To sum up, Gems help speed up just about anything you need to do in the game, substituting for time. They don’t help make you more powerful except in the case of direct purchases of chests, and even then you are at the mercy of the whims of the RNG generator to determine whether you get something amazing.
Gems can be purchased for real money, and are the main way Blades is monetized. For ways you can avoid paying for them, keep reading.
How to Get Free Gems in The Elder Scrolls: Blades
So you’d like more Gems but don’t want to pay for them. That’s a perfectly understandable mindset. It’s also not crazy, because there are a few ways to get them for free.
Let’s walk through them together:
- Find them randomly in dungeons. This is the most serendipitous but least reliable method of finding free Gems. In classic RPG fashion, there are plenty of jars, crates and whatnot that you can smash, and they flash/glow so you know they are breakable. Every now and then, a Gem will pop out. You’re welcome.
- Level up. Every time your character levels up, you get rewards. Sometimes these come in the form of Gems, and a decent amount. How does one level up, you might ask? You earn XP for defeating enemies, but it’s faster to get XP by completing Quests or Jobs. Much faster.

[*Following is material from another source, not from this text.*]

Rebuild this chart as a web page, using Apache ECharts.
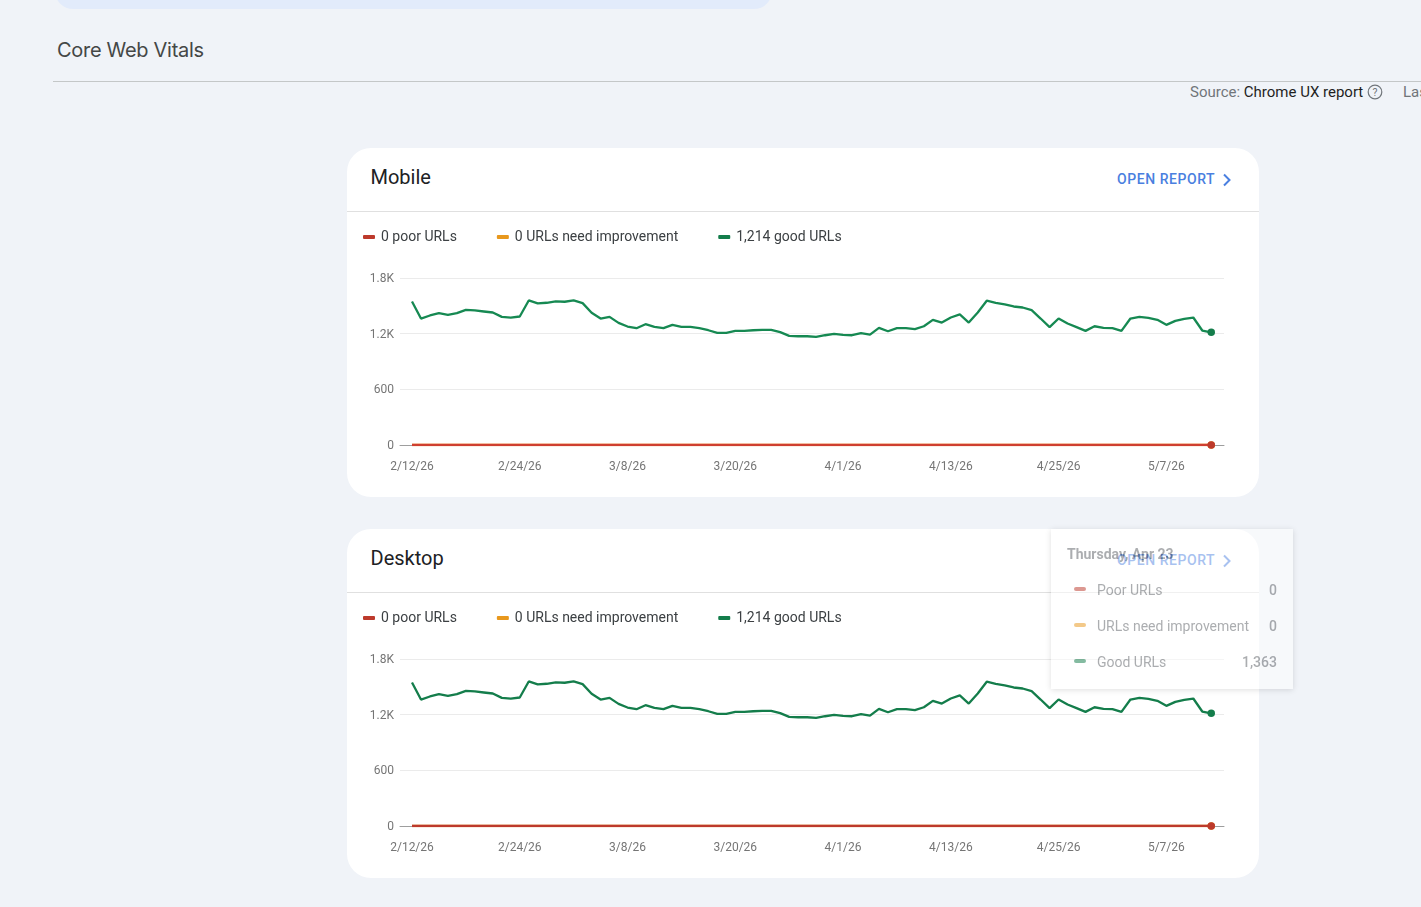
<!DOCTYPE html>
<html>
<head>
<meta charset="utf-8">
<title>Core Web Vitals</title>
<script src="https://cdn.jsdelivr.net/npm/echarts@6/dist/echarts.min.js"></script>
<style>
  html, body { margin: 0; padding: 0; width: 1421px; height: 907px; overflow: hidden; background: #f0f3f8; font-family: Roboto, sans-serif; }
  .pill { position: absolute; left: 55px; top: -30px; width: 717px; height: 39px; background: #e2ebfb; border-radius: 0 0 18px 18px; }
  .page-title { position: absolute; left: 57px; top: 37px; font: 400 20px/26px Inter, sans-serif; letter-spacing: -0.3px; color: #444746; }
  .rule { position: absolute; left: 53px; top: 81px; right: 0; height: 1px; background: #c4c7c8; }
  .source { position: absolute; left: 1190px; top: 83px; font-size: 15px; line-height: 18px; color: #70757a; white-space: nowrap; }
  .source b { font-weight: 400; color: #1f1f1f; }
  .source svg { position: absolute; left: 177px; top: 1px; }
  .last { position: absolute; left: 1403px; top: 83px; font-size: 15px; line-height: 18px; color: #70757a; white-space: nowrap; }
  .card { position: absolute; left: 347px; width: 912px; height: 349px; background: #fff; border-radius: 24px; }
  .card h2 { position: absolute; left: 23.5px; top: 16px; margin: 0; font: 400 20px/26px Roboto, sans-serif; color: #202124; }
  .card .open { position: absolute; left: 770px; top: 22px; font: 500 14px/18px Roboto, sans-serif; letter-spacing: 0.55px; color: #4a7fe0; white-space: nowrap; }
  .card .open svg { position: absolute; left: 104px; top: 3px; }
  .card .divider { position: absolute; left: 0; right: 0; top: 63px; height: 1px; background: #e0e0e0; }
  .plot { position: absolute; left: 0; top: 64px; width: 912px; height: 285px; }
  .tip-date { font: 700 14px/18px Roboto, sans-serif; color: #5f6368; position: absolute; left: 16px; top: 16px; white-space: nowrap; }
  .tip-row { position: absolute; left: 23px; right: 16px; height: 18px; font: 400 14px/18px Roboto, sans-serif; color: #5f6368; }
  .tip-row i { position: absolute; left: 0; top: 6px; width: 12px; height: 4px; border-radius: 2px; }
  .tip-row span { position: absolute; left: 23px; white-space: nowrap; }
  .tip-row em { position: absolute; right: 0; font-style: normal; font-weight: 500; }
</style>
</head>
<body>
<div class="pill"></div>
<div class="page-title">Core Web Vitals</div>
<div class="rule"></div>
<div class="source">Source: <b>Chrome UX report</b>
  <svg width="16" height="16" viewBox="0 0 16 16"><circle cx="8" cy="8" r="6.8" fill="none" stroke="#70757a" stroke-width="1.2"/><text x="8" y="11.6" text-anchor="middle" font-family="Roboto" font-size="10.5" fill="#70757a">?</text></svg>
</div>
<div class="last">Last updated</div>

<div class="card" style="top:148px">
  <h2>Mobile</h2>
  <div class="open">OPEN REPORT<svg width="12" height="14" viewBox="0 0 12 14"><path d="M3 1.5 L8.5 7 L3 12.5" fill="none" stroke="#4a7fe0" stroke-width="2"/></svg></div>
  <div class="divider"></div>
  <div class="plot" id="mobile"></div>
</div>
<div class="card" style="top:529px">
  <h2>Desktop</h2>
  <div class="open">OPEN REPORT<svg width="12" height="14" viewBox="0 0 12 14"><path d="M3 1.5 L8.5 7 L3 12.5" fill="none" stroke="#4a7fe0" stroke-width="2"/></svg></div>
  <div class="divider"></div>
  <div class="plot" id="desktop"></div>
</div>

<script>
// Daily URL counts, one entry per day from the first date onward.
const startDate = [2026, 1, 12];
const goodUrls = [
  1547, 1363, 1396, 1421, 1403, 1421, 1457, 1450, 1439, 1428,
  1381, 1374, 1385, 1558, 1526, 1533, 1547, 1544, 1558, 1529,
  1425, 1363, 1381, 1316, 1277, 1259, 1302, 1273, 1259, 1295,
  1273, 1273, 1259, 1237, 1208, 1208, 1230, 1230, 1237, 1241,
  1241, 1216, 1176, 1172, 1172, 1165, 1183, 1198, 1187, 1183,
  1205, 1190, 1262, 1226, 1259, 1259, 1248, 1280, 1349, 1320,
  1374, 1407, 1320, 1428, 1555, 1533, 1515, 1493, 1482, 1454,
  1363, 1270, 1363, 1309, 1270, 1230, 1280, 1262, 1259, 1230,
  1363, 1381, 1371, 1349, 1295, 1338, 1360, 1374, 1234, 1214
];
const poorUrls = [
  0,0,0,0,0,0,0,0,0,0, 0,0,0,0,0,0,0,0,0,0, 0,0,0,0,0,0,0,0,0,0,
  0,0,0,0,0,0,0,0,0,0, 0,0,0,0,0,0,0,0,0,0, 0,0,0,0,0,0,0,0,0,0,
  0,0,0,0,0,0,0,0,0,0, 0,0,0,0,0,0,0,0,0,0, 0,0,0,0,0,0,0,0,0,0
];
const needsImprovementUrls = [
  0,0,0,0,0,0,0,0,0,0, 0,0,0,0,0,0,0,0,0,0, 0,0,0,0,0,0,0,0,0,0,
  0,0,0,0,0,0,0,0,0,0, 0,0,0,0,0,0,0,0,0,0, 0,0,0,0,0,0,0,0,0,0,
  0,0,0,0,0,0,0,0,0,0, 0,0,0,0,0,0,0,0,0,0, 0,0,0,0,0,0,0,0,0,0
];
const tickOffsets = [0, 12, 24, 36, 48, 60, 72, 84];
const tickLabels = ['2/12/26', '2/24/26', '3/8/26', '3/20/26', '4/1/26', '4/13/26', '4/25/26', '5/7/26'];
const yTicks = ['0', '600', '1.2K', '1.8K'];
const seriesNames = ['Poor URLs', 'URLs need improvement', 'Good URLs'];
const legendLabels = ['0 poor URLs', '0 URLs need improvement', '1,214 good URLs'];
const seriesColors = ['#bd3a2c', '#e8981d', '#147d4b'];
const hoveredDay = 70;

const WEEKDAYS = ['Sunday','Monday','Tuesday','Wednesday','Thursday','Friday','Saturday'];
const MONTHS = ['Jan','Feb','Mar','Apr','May','Jun','Jul','Aug','Sep','Oct','Nov','Dec'];

function tooltipHtml(params) {
  const idx = params[0].dataIndex;
  const d = new Date(Date.UTC(startDate[0], startDate[1], startDate[2] + idx));
  const values = [poorUrls, needsImprovementUrls, goodUrls];
  const rows = seriesNames.map((name, s) =>
    `<div class="tip-row" style="top:${52 + s * 36}px"><i style="background:${seriesColors[s]}"></i>` +
    `<span>${name}</span><em>${values[s][idx].toLocaleString('en-US')}</em></div>`).join('');
  return `<div class="tip-date">${WEEKDAYS[d.getUTCDay()]}, ${MONTHS[d.getUTCMonth()]} ${d.getUTCDate()}</div>${rows}`;
}

function buildOption() {
  const series = [needsImprovementUrls, goodUrls, poorUrls].map((values, k) => {
    const s = [1, 2, 0][k];
    const last = values.length - 1;
    return {
      name: seriesNames[s],
      type: 'line',
      data: values.map((v, i) => [i, v]),
      showSymbol: true,
      showAllSymbol: true,
      symbol: (v, p) => (p.dataIndex === last ? 'circle' : 'none'),
      symbolSize: 7.5,
      lineStyle: { width: 2.3, color: seriesColors[s] },
      itemStyle: { color: seriesColors[s] },
      z: 2 + k
    };
  });
  return {
    animation: false,
    grid: { left: 53, top: 66, width: 824, height: 167 },
    legend: {
      left: 16, top: 18, padding: 0,
      data: seriesNames.map(name => ({ name, icon: 'roundRect' })),
      itemWidth: 12, itemHeight: 4, itemGap: 40,
      selectedMode: false,
      formatter: name => legendLabels[seriesNames.indexOf(name)],
      textStyle: { fontFamily: 'Roboto', fontSize: 14, color: '#3c4043', padding: [0, 0, 0, 1] }
    },
    xAxis: {
      type: 'value',
      min: -1.336,
      max: 90.42,
      splitLine: { show: false },
      axisTick: { show: false },
      axisLine: { lineStyle: { color: '#9e9e9e', width: 1 } },
      axisLabel: {
        customValues: tickOffsets,
        margin: 16,
        fontFamily: 'Roboto', fontSize: 12, color: '#757575',
        formatter: v => tickLabels[tickOffsets.indexOf(v)]
      }
    },
    yAxis: {
      type: 'value',
      min: 0, max: 1800, interval: 600,
      axisLine: { show: false },
      axisTick: { show: false },
      splitLine: { lineStyle: { color: '#ebebeb', width: 1 } },
      axisLabel: {
        margin: 6,
        verticalAlign: 'top',
        lineHeight: 2,
        fontFamily: 'Roboto', fontSize: 12, color: '#757575',
        formatter: v => yTicks[v / 600]
      }
    },
    tooltip: { show: false },
    series
  };
}

const mobile = echarts.init(document.getElementById('mobile'));
const desktop = echarts.init(document.getElementById('desktop'));
mobile.setOption(buildOption());
desktop.setOption(buildOption());

// The mobile chart keeps its tooltip open on the pinned day; it sits across both cards.
mobile.setOption({
  tooltip: {
    show: true,
    trigger: 'axis',
    alwaysShowContent: true,
    transitionDuration: 0,
    showDelay: 0,
    axisPointer: { type: 'none' },
    position: [704, 317],
    padding: 0,
    borderWidth: 0,
    backgroundColor: '#fff',
    formatter: tooltipHtml,
    extraCssText: 'width:242px;height:160px;border-radius:0;box-shadow:0 1px 6px rgba(0,0,0,.25);opacity:.52;'
  }
});
mobile.dispatchAction({ type: 'showTip', seriesIndex: 1, dataIndex: hoveredDay });
</script>
</body>
</html>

- Complete Quests, Jobs, and Challenges. Actually, I’m not as positive about this. But it stands to reason that over time, there will be Quests and Jobs, in particular, that give out some Gems. We’ll see.
- Play the Abyss and Arena modes. This is more speculation, but it feels sound. Abyss is the game’s endless dungeon, where there are no healing consumables laying about and you simply see how far into the depths you can descend, with better loot gained the longer you can stay alive. The Arena PvP mode isn’t even available in Early Access, but I’d be shocked if you couldn’t earn Gems on a seasonal basis once it is.